The Mudcat Café TM
Thread #32737   Message #1239216
Posted By: Q (Frank Staplin)
02-Aug-04 - 06:33 PM
Thread Name: Origins: Jesse James I
Subject: Lyr Add: JESSE JAMES
Here is another Missouri version, sung by May Kennedy McCord, 1939. Her guitar chords are given with the music.

Lyr. Add: JESSE JAMES (V)

Jesse James he was a man
Who was known throughout the land,
For Jesse he was bold and bad and brave;
But the dirty little coward that shot Mister Howard
Went and laid poor Jesse in his grave.

It was on a Friday night,
The moon was shining bright,
Robert Ford had been hiding in a cave;
He did eat of Jesse's bread
And he slept in Jesse's bed.
But he went and laid poor Jesse in his grave.

Refrain:
Jesse had a wife to mourn him all her life.
The children they were brave;
But the dirty little coward
That murdered Mister Howard
Went and laid poor Jesse in his grave.

It was Jesse's brother Frank
That robbed the Gallatin bank
And carried the money from the town;
It was in that very place
That they held a mighty race
And shot Captain Sheeks to the ground.

Then they went to the station
Not very far from there,
And there Frank and Jesse did the same,
And the agent on his knees
Delivered up the keys
To the outlaws Frank and Jesse James.

How the people held their breath
When they heard of Jesse's death
And wondered how he ever came to die;
But it was the sneaking coward,
The dirty Robert Ford
That shot Jesse on the sly.

Jesse went to rest
With his hands upon his breast,
The devil he will look him in the face;
He was born one stormy day
In the County of old Clay
And came from a solitary race.

Wm.
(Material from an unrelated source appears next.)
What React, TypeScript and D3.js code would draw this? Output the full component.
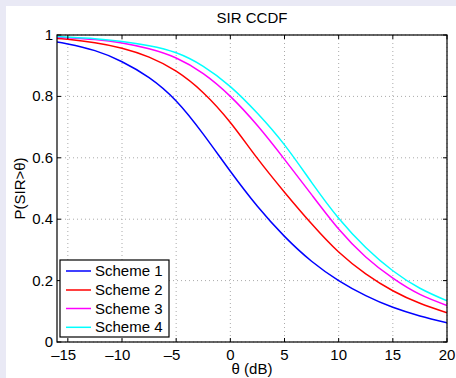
import React from "react";
import * as d3 from "d3";

const theta = [-16, -15, -12.5, -10, -7.5, -5, -2.5, 0, 2.5, 5, 7.5, 10, 12.5, 15, 17.5, 20];
const scheme1 = [0.977, 0.971, 0.949, 0.913, 0.861, 0.785, 0.677, 0.556, 0.442, 0.344, 0.263, 0.2, 0.151, 0.113, 0.085, 0.063];
const scheme2 = [0.989, 0.986, 0.975, 0.957, 0.928, 0.882, 0.812, 0.715, 0.598, 0.488, 0.385, 0.293, 0.222, 0.167, 0.126, 0.095];
const scheme3 = [0.993, 0.991, 0.985, 0.974, 0.955, 0.925, 0.874, 0.8, 0.705, 0.595, 0.48, 0.368, 0.277, 0.208, 0.155, 0.119];
const scheme4 = [0.995, 0.993, 0.988, 0.979, 0.965, 0.942, 0.898, 0.832, 0.745, 0.642, 0.52, 0.403, 0.308, 0.232, 0.175, 0.134];
const seriesNames = ["Scheme 1", "Scheme 2", "Scheme 3", "Scheme 4"];
const seriesColors = ["#0000ff", "#ff0000", "#ff00ff", "#00ffff"];
const xTicks = [-15, -10, -5, 0, 5, 10, 15, 20];
const yTicks = [0, 0.2, 0.4, 0.6, 0.8, 1];
const yTickLabels = ["0", "0.2", "0.4", "0.6", "0.8", "1"];

const W = 456, H = 378;
const L = 57, R = 447, T = 35, B = 342;
const FS = 15;
const FONT = "'Liberation Sans', Arial, Helvetica, sans-serif";

export default function App() {
  const x = d3.scaleLinear().domain([-16, 20]).range([L, R]);
  const y = d3.scaleLinear().domain([0, 1]).range([B, T]);
  const allSeries = [scheme1, scheme2, scheme3, scheme4];
  const line = d3
    .line<number>()
    .x((_, i) => x(theta[i]))
    .y((d) => y(d))
    .curve(d3.curveNatural);

  const legX = 60, legY = 260, legW = 109, legH = 77;
  const rowY = [271, 290, 308.5, 327.3];

  return (
    <svg width={W} height={H} style={{ position: "absolute", left: 0, top: 0 }} fontFamily={FONT}>
      <rect x={0} y={0} width={W} height={H} fill="#e9e9f5" />
      <rect x={6} y={6} width={W - 6} height={H - 6} fill="#ffffff" />
      <text x={(L + R) / 2} y={23} textAnchor="middle" fontSize={FS}>SIR CCDF</text>
      {/* grid */}
      {xTicks.map((t) => (
        <line key={"gx" + t} x1={x(t)} x2={x(t)} y1={T} y2={B} stroke="#aaaaaa" strokeWidth={1} strokeDasharray="1,3" />
      ))}
      {yTicks.map((t) => (
        <line key={"gy" + t} x1={L} x2={R} y1={y(t)} y2={y(t)} stroke="#aaaaaa" strokeWidth={1} strokeDasharray="1,3" />
      ))}
      <defs>
        <clipPath id="clip">
          <rect x={L} y={T} width={R - L} height={B - T} />
        </clipPath>
      </defs>
      {/* curves */}
      <g clipPath="url(#clip)">
        {allSeries.map((s, i) => (
          <path key={i} d={line(s) || ""} fill="none" stroke={seriesColors[i]} strokeWidth={1.5} />
        ))}
      </g>
      {/* ticks */}
      {xTicks.map((t) => {
        const digits = String(Math.abs(t));
        const half = (digits.length * 0.556 * FS) / 2;
        return (
          <g key={"tx" + t}>
            <line x1={x(t)} x2={x(t)} y1={B} y2={B - 4} stroke="#000" />
            <line x1={x(t)} x2={x(t)} y1={T} y2={T + 4} stroke="#000" />
            <text x={x(t)} y={360} textAnchor="middle" fontSize={FS}>{digits}</text>
            {t < 0 && (
              <text x={x(t) - half} y={360} textAnchor="end" fontSize={FS}>{"\u2013"}</text>
            )}
          </g>
        );
      })}
      {yTicks.map((t, i) => (
        <g key={"ty" + t}>
          <line x1={L} x2={L + 4} y1={y(t)} y2={y(t)} stroke="#000" />
          <line x1={R} x2={R - 4} y1={y(t)} y2={y(t)} stroke="#000" />
          <text x={53} y={y(t) + 5} textAnchor="end" fontSize={FS}>{yTickLabels[i]}</text>
        </g>
      ))}
      <rect x={L} y={T} width={R - L} height={B - T} fill="none" stroke="#000" strokeWidth={1.2} />
      <text x={(L + R) / 2} y={374} textAnchor="middle" fontSize={FS}>θ (dB)</text>
      <text transform={`translate(25,${(T + B) / 2}) rotate(-90)`} textAnchor="middle" fontSize={FS}>P(SIR&gt;θ)</text>
      {/* legend */}
      <rect x={legX} y={legY} width={legW} height={legH} fill="#fff" stroke="#000" strokeWidth={1.2} />
      {seriesNames.map((n, i) => (
        <g key={n}>
          <line x1={66} x2={91} y1={rowY[i]} y2={rowY[i]} stroke={seriesColors[i]} strokeWidth={1.5} />
          <text x={95} y={rowY[i] + 5} fontSize={FS}>{n}</text>
        </g>
      ))}
    </svg>
  );
}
Owens said he found several versions and 'half a dozen" tunes. he tells a story on himself: "I was so filled with hero-worship that when one of my teachers called Jesse james a highway robber and thief in class one day, I stood up to protest and finally marched out of the schoolroom in anger. I might add that most of the other children in school were also of my opinion." (The teacher must have been a new recruit from the north; no local teacher would have expressed such an opinion at that time (1915-1930)).
William A. and Jessie Ann Owens, 1976 (2nd. rev. ed.), Texas Folk Songs, pp. 78-80, with music. SMU Press, Dallas.